British self-storage operator Big Yellow (OTCPK:BYLOF) has a lot going for it, from market growth to an instantly recognisable brand.
I last covered the company in a “sell” note in March 2022 entitled “Big Yellow Group: Attractive Business, Not A Compelling Valuation”. My thesis was that the business was likeable because of its strong position in an area set for strong growth, but that the valuation was ahead of itself. Since then, the shares have fallen 35%.
Business Continues Well
The company ought to do well in years to come because of several key reasons.
The market for self-storage in the U.K. is underdeveloped compared to North American markets and there is lots of space for growth, both mopping up underserved locations and expanding the usage rate. Big Yellow has a strong brand, which could help it grow disproportionately compared to competitors. On top of that, its continued expansion (now at 108 sites and counting) should help boost revenues as well as allow it to spread its fixed costs more widely, helping profitability as well as further entrenching its brand strength.
The Q1 trading statement released in July demonstrates how these strengths continue to work to Big Yellow’s commercial advantage in a solid, though not spectacular, fashion.
Like-for-like revenue grew despite lower occupancy rates. That is because the estate grew, and rent rates increased markedly. There will not always be scope for such high rent hikes (thankfully for customers) but growing space ought to be an ongoing feature. The business just needs to make sure occupancy stays at the right levels.
82% occupancy is decent (rival Safestore (OTCPK:SFSHF) saw occupancy in its latest quarter decline from 84% to 79%, so not only was Big Yellow’s fall of similar magnitude, but it still leaves its occupancy rate slightly ahead that of Safestore). I do not think the fall is because of market oversaturation, given that the U.K. continues to have relatively few branded self-storage units in many urban centres, let alone elsewhere.
The company is aware of the risk here, and mentioned that it had started its year with a return to occupancy growth (presumably on a quarter-to-quarter not year-on-year basis), which bodes well, but I would still like to see higher occupancy rates. US market leader Public Storage (PSA), for example, has also seen occupancy fall over the past year, but even in its far more saturated market saw occupancy in its most recent quarter hover around 93%. That is the sort of number I think British counterparts including Big Yellow ought to be able to manage (if not higher).
As well as the risk of low occupancy and market saturation, the key risk I see for the company is simply matching its supply to demand at the right price.
Big Yellow has a proven formula and has been disciplined about spending and its balance sheet. Continued expansion makes sense following the same disciplined approach, which so far is what it has been doing.
I do not expect demand to drop markedly, but it could do, if for example a tightening economy leads some customers to forego the expense of a storage unit (though that argument can also be seen the other way: higher rents for housing or offices could make storage units seem more attractive).
Before digging into valuation, let’s consider the most recent full-year financial results.

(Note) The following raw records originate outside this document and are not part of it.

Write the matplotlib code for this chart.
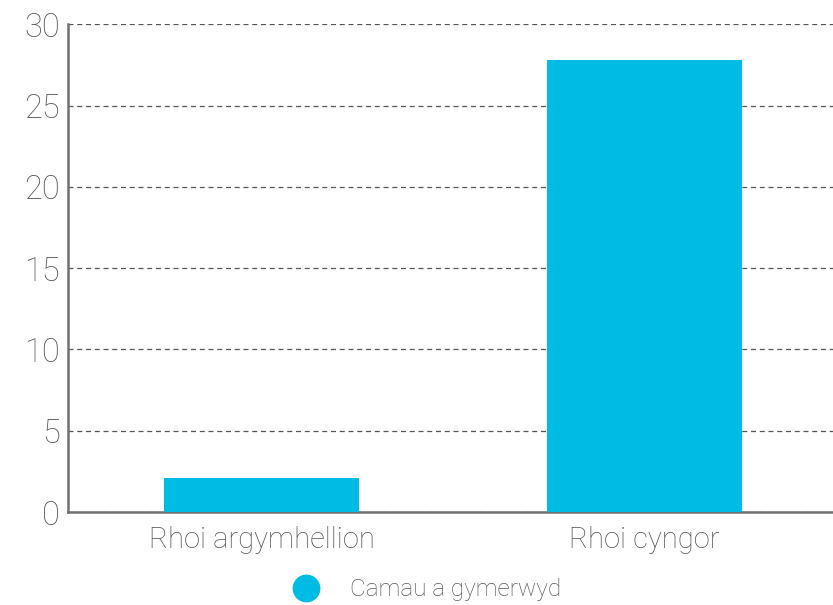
import matplotlib.pyplot as plt
import numpy as np

categories = ['Rhoi argymhellion', 'Rhoi cyngor']
values = [2.1, 27.8]
series_name = 'Camau a gymerwyd'
yticks = [0, 5, 10, 15, 20, 25, 30]

bar_color = '#00BCE4'
axis_color = '#707070'
text_color = '#555555'

plt.rcParams['font.family'] = ['Roboto', 'DejaVu Sans']
plt.rcParams['font.weight'] = 'light'

fig = plt.figure(figsize=(8.33, 6.05), dpi=100)
ax = fig.add_axes([0.0816, 0.1537, 0.9184, 0.8063])

x = np.arange(len(categories))
ax.bar(x, values, width=0.51, color=bar_color, zorder=3, label=series_name)

ax.set_xlim(-0.507, 1.493)
ax.set_ylim(0, 30)
ax.set_yticks(yticks)
ax.set_xticks(x)
ax.set_xticklabels(categories)

# dashed horizontal grid
ax.yaxis.grid(True, linestyle=(0, (4, 3)), color='#555555', linewidth=0.9)
ax.set_axisbelow(True)

for side in ['top', 'right']:
    ax.spines[side].set_visible(False)
for side in ['left', 'bottom']:
    ax.spines[side].set_color(axis_color)
    ax.spines[side].set_linewidth(1.8)

ax.tick_params(axis='both', length=0, colors=text_color)
ax.tick_params(axis='y', pad=6, labelsize=23.5)
ax.tick_params(axis='x', pad=10, labelsize=21)

leg = fig.legend(handles=[plt.Line2D([], [], marker='o', linestyle='', markersize=19,
                                     color=bar_color, label=series_name)],
                 loc='center', bbox_to_anchor=(0.506, 0.025), frameon=False,
                 fontsize=17.5, handletextpad=0.8)
for t in leg.get_texts():
    t.set_color(text_color)

fig.savefig('out.png', dpi=100)
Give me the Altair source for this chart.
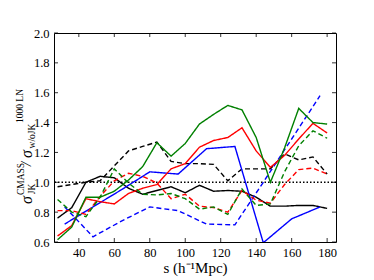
import altair as alt
import pandas as pd

# ---- data ----
s_fine = [28, 36, 44, 52, 60, 68, 76, 84, 92, 100, 108, 116, 124, 132, 140, 148, 156, 164, 172, 180]
s_coarse = [32, 48, 64, 80, 96, 112, 128, 144, 160, 176]

black_solid = [0.76, 0.83, 1.00, 1.04, 1.03, 0.96, 0.92, 0.945, 0.97, 0.93, 0.98, 0.94, 0.945, 0.94, 0.90, 0.84, 0.84, 0.845, 0.845, 0.825]
black_dashed = [0.97, 0.985, 1.00, 1.01, 1.11, 1.21, 1.24, 1.27, 1.14, 1.125, 1.125, 1.12, 1.01, 1.09, 1.09, 1.09, 1.19, 1.15, 1.17, 1.055]
red_solid = [0.64, 0.71, 0.89, 0.87, 0.855, 0.925, 0.96, 0.985, 1.09, 1.125, 1.235, 1.28, 1.30, 1.365, 1.21, 1.10, 1.18, 1.29, 1.395, 1.33]
red_dashed = [0.81, 0.81, 0.785, 0.905, 1.01, 1.06, 1.04, 0.995, 0.89, 0.92, 0.84, 0.83, 0.80, 0.945, 0.88, 0.86, 0.985, 1.085, 1.095, 1.055]
green_solid = [0.615, 0.70, 0.90, 0.90, 0.94, 1.015, 1.105, 1.265, 1.175, 1.26, 1.39, 1.455, 1.515, 1.485, 1.30, 1.0, 1.23, 1.495, 1.40, 1.39]
green_dashed = [0.885, 0.80, 0.77, 0.90, 1.09, 0.995, 0.92, 0.915, 0.925, 0.89, 0.82, 0.835, 0.785, 0.955, 0.845, 0.855, 1.07, 1.245, 1.345, 1.295]
blue_solid = [0.72, 0.835, 0.95, 1.07, 1.055, 1.225, 1.24, 0.595, 0.755, 0.835]
blue_dashed = [0.835, 0.635, 0.74, 0.835, 0.81, 0.72, 0.715, 1.0, 1.29, 1.58]

x_ticks = [40, 60, 80, 100, 120, 140, 160, 180]
y_ticks = [0.6, 0.8, 1.0, 1.2, 1.4, 1.6, 1.8, 2.0]
x_domain = [26, 185]
y_domain = [0.6, 2.0]
reference_level = [1.0]

series = [
    ("black_dashed", s_fine, black_dashed),
    ("black_solid", s_fine, black_solid),
    ("blue_dashed", s_coarse, blue_dashed),
    ("blue_solid", s_coarse, blue_solid),
    ("red_dashed", s_fine, red_dashed),
    ("red_solid", s_fine, red_solid),
    ("green_dashed", s_fine, green_dashed),
    ("green_solid", s_fine, green_solid),
]
names = [n for n, _, _ in series]
color_of = {"black": "#000000", "red": "#ff0000", "green": "#008000", "blue": "#0000ff"}
colors = [color_of[n.split("_")[0]] for n in names]
dashes = [[5, 3] if n.endswith("dashed") else [1, 0] for n in names]

rows = []
for name, xs, vs in series:
    for x, v in zip(xs, vs):
        rows.append({"s": x, "v": v, "series": name})
df = pd.DataFrame(rows)

W, H = 282, 209
FONT = "Liberation Serif"

xscale = alt.Scale(domain=x_domain, nice=False, zero=False)
yscale = alt.Scale(domain=y_domain, nice=False, zero=False)

x_axis = alt.Axis(
    values=x_ticks, tickSize=0, domain=False, grid=False,
    labelFont=FONT, labelFontSize=12.5, labelColor="black", labelPadding=4,
    title="s (h⁻¹Mpc)", titleFont=FONT, titleFontSize=15,
    titleFontWeight="normal", titleColor="black", titlePadding=2)
y_axis = alt.Axis(
    values=y_ticks, format=".1f", tickSize=0, domain=False, grid=False,
    labelFont=FONT, labelFontSize=12.5, labelColor="black", labelPadding=5,
    title="")

lines = alt.Chart(df).mark_line(strokeWidth=1.4, clip=True).encode(
    x=alt.X("s:Q", scale=xscale, axis=x_axis),
    y=alt.Y("v:Q", scale=yscale, axis=y_axis),
    color=alt.Color("series:N", scale=alt.Scale(domain=names, range=colors), legend=None),
    strokeDash=alt.StrokeDash("series:N", scale=alt.Scale(domain=names, range=dashes), legend=None),
    detail="series:N",
)

ref = alt.Chart(pd.DataFrame({"y": reference_level})).mark_rule(
    color="black", strokeWidth=1.5, strokeDash=[1.5, 2]
).encode(y=alt.Y("y:Q", scale=yscale, axis=y_axis))

xt = pd.DataFrame({"t": x_ticks})
yt = pd.DataFrame({"t": y_ticks})
tick_style = dict(color="black", strokeWidth=0.8)
ticks = [
    alt.Chart(xt).mark_rule(**tick_style).encode(
        x=alt.X("t:Q", scale=xscale, axis=x_axis), y=alt.value(H), y2=alt.value(H - 4)),
    alt.Chart(xt).mark_rule(**tick_style).encode(
        x=alt.X("t:Q", scale=xscale, axis=x_axis), y=alt.value(0), y2=alt.value(4)),
    alt.Chart(yt).mark_rule(**tick_style).encode(
        y=alt.Y("t:Q", scale=yscale, axis=y_axis), x=alt.value(0), x2=alt.value(4)),
    alt.Chart(yt).mark_rule(**tick_style).encode(
        y=alt.Y("t:Q", scale=yscale, axis=y_axis), x=alt.value(W), x2=alt.value(W - 4)),
]

# y-axis title built from pieces (sub/superscripts)
one = pd.DataFrame({"k": [0]})
def piece(txt, x, y, size, italic=False):
    return alt.Chart(one).mark_text(
        font=FONT, fontSize=size, fontStyle="italic" if italic else "normal",
        angle=270, align="center", baseline="middle", color="black"
    ).encode(text=alt.value(txt), x=alt.value(x), y=alt.value(y))

title_pieces = [
    piece("σ", -27, 167, 16, True),
    piece("JK", -22, 156, 9.5),
    piece("CMASS", -33, 146, 9.5),
    piece("/", -28, 131, 15, True),
    piece("σ", -27, 121, 16, True),
    piece("w/oJK", -22, 103, 9.5),
    piece("1000 LN", -34, 73, 9.5),
]

chart = alt.layer(ref, lines, *ticks, *title_pieces).properties(
    width=W, height=H,
    padding={"left": 46, "top": 25, "right": 30, "bottom": 36},
    autosize=alt.AutoSizeParams(type="none"),
).configure_view(stroke="black", strokeWidth=1)

chart.save("out.html", embed_options={"renderer": "svg", "actions": False})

The 90% drop in basic earnings largely reflects the absence of a revaluation surplus that accounted for 86% of the prior year’s figure. That was a one-off rather than recurring phenomenon.
While the earnings look impressive relative to revenue, that reflects the nature of an REIT like Big Yellow and REIT accounting practices.
Relative to earnings, the current share price trades on a P/E ratio of 18 (using EPRA earnings) or 25 (using basic statutory earnings).
Last year free cash flows were negative at -£0.3m. That does not particularly bother me. The company is basically ploughing operational cash flows back into the business, with operational cash flows last year of £112m and non-current asset purchases of £106m. In the long term, such assets should drive growth and may appreciate in value.
That does not leave much for the £79m cost of dividends: the company borrowed £74m. But I do not see that simply as borrowing to pay dividends. Rather, the company bought new assets and paid dividends from a combined pool of operating cash flow and borrowings. It could have borrowed nothing and still met the dividend bill, simply by spending less on non-current assets.
From a valuation perspective, however, the cash flow numbers do not help us much. Looking at operating cash flow is one thing, but with its property portfolio and expansion plans, investing and finance cash flows can hardly be ignored with impunity.
Relative to earnings, I consider both the market cap (£1.9bn) and enterprise value (£2.4bn, once £484m of net debt at the end of the first quarter is taken into account) to look far more reasonable than last time around, but still pricy. The shares have lost 40% since their peak going into the start of last year.
Even allowing for a quality premium for the company, I think the P/E ratio in this market ought to sit somewhere between 12 and 15 to offer value, so continue to see the shares as overvalued and maintain my “sell” rating.